Under the head of civil and social status, Dr. Morselli considers the influence of celibacy, marriage, widowhood, and the presence or absence of children. Those conditions are very different and marked ia their effects. In Italy, France, and Switzerland, suicides are less numerous among single than among married women. In Italy, if the suicides among single women are represented at 90, those of married women will be 100, and of widows 147; and in France, if the probability of suicide among married men is represented by 100, that of single men will be 111·4, and of widowers, astonishing to say, 250. Fig. 3 brings out some of these results very strikingly.

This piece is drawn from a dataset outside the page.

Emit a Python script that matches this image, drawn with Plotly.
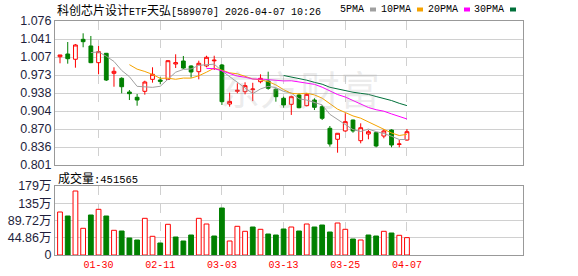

There are many other points of interest in the volume which we can not even name. The discussion of the philosophy of the subject, its moral aspects, and under what condition the suicidal practice is to be diminished in future, is clear, sagacious, and instructive. The subject has always a mysterious fascination, but as here considered it has also a rational and scientific interest that will command the attention of all thinking people.

In a chapter on the modes and instruments of self-destruction, it is shown that even here there is a predictable regularity.

The Foreigner in China. By L. N. Wheeler, D. D. With an Introduction by Professor W. C. Sawyer, Ph. D. Chicago: S. C. Griggs & Co. Pp. 268. Price, $1.25.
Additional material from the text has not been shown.